An hour from Przemyśl, the Heart to Heart World Foundation runs a collection and assistance point for Ukrainian refugees in Poland. On a wall inside the building, next to children's drawings, the foundation's logo represents two hearts in the colors of the Ukrainian and Polish flags.
It was there that Jana spoke with the TSF team to explain why she created the foundation that TSF supports today, displaying essential information. Originally, she created an organization to send aid to Ukraine from Poland: "I went to Kharkiv [in Ukraine] to distribute food and aid. We also evacuated 59 people," she says. But she realized that Ukrainian refugees in Poland also needed help.

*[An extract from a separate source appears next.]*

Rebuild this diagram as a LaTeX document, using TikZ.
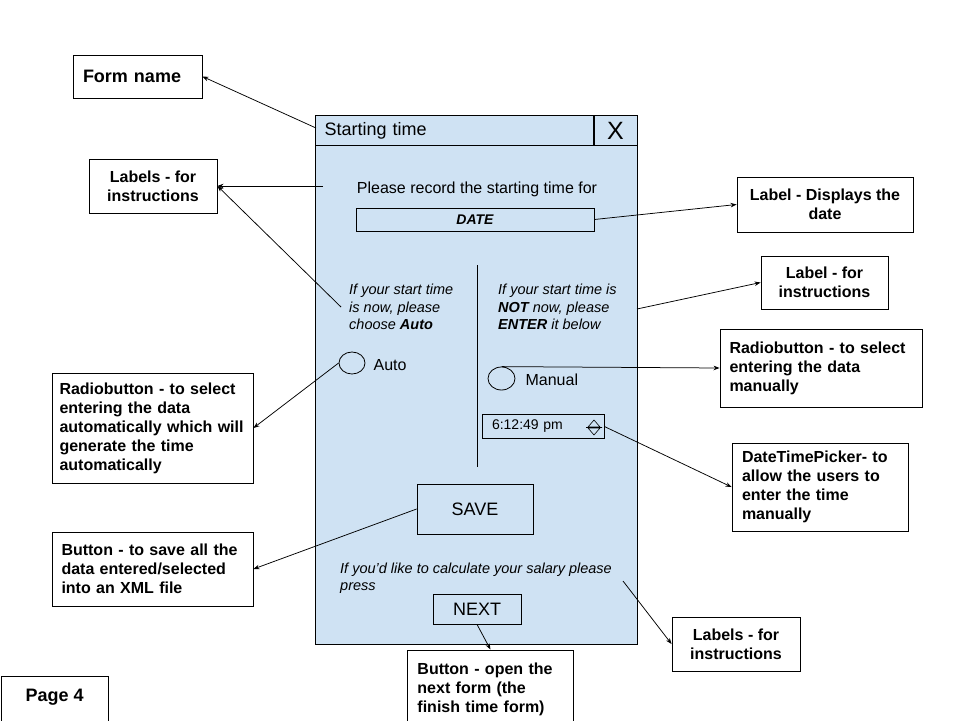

Jana founded the Heart to Heart World Foundation which runs the Free Shop. The Free Shop provides goods to Ukrainian refugees in need. How does it work? In short, donors distribute hygiene kits, food packages, furniture, children's items such as strollers, and so on. Ukrainian refugees fill out forms about their needs and are contacted to pick up the packages when the items are available.
The Free Shop also organizes legal counseling sessions with a lawyer and art activities for Ukrainian refugee children. Jana hears stories every day - from those, mostly women with their children, who have been forced to flee the war in Ukraine.
“The most challenging thing is talking to people, hearing their stories. But it’s also the nice part.”
Although she loves talking to people, many of them ask her the same questions over and over again: what are their rights in the country, who can they ask for help, where can they go next? That's where TSF steps in to support this local initiative, displaying essential information on informative screens in the Free Shop.
“With [TSF’s] TV, people are not spending that much time talking to us getting this information because they can read it. So it eases our burden a lot, we don’t have to repeat the same information over and over again. People can read it themselves and then come to us with specific questions and we can give them more details.”
This gives Jana more time to run the Free Shop, help as many people as possible, and help them better, with information specific to their situation.
“Being here, growing this, being a part of this, talking to people, hearing their stories, was the best thing I’d ever imagined doing.”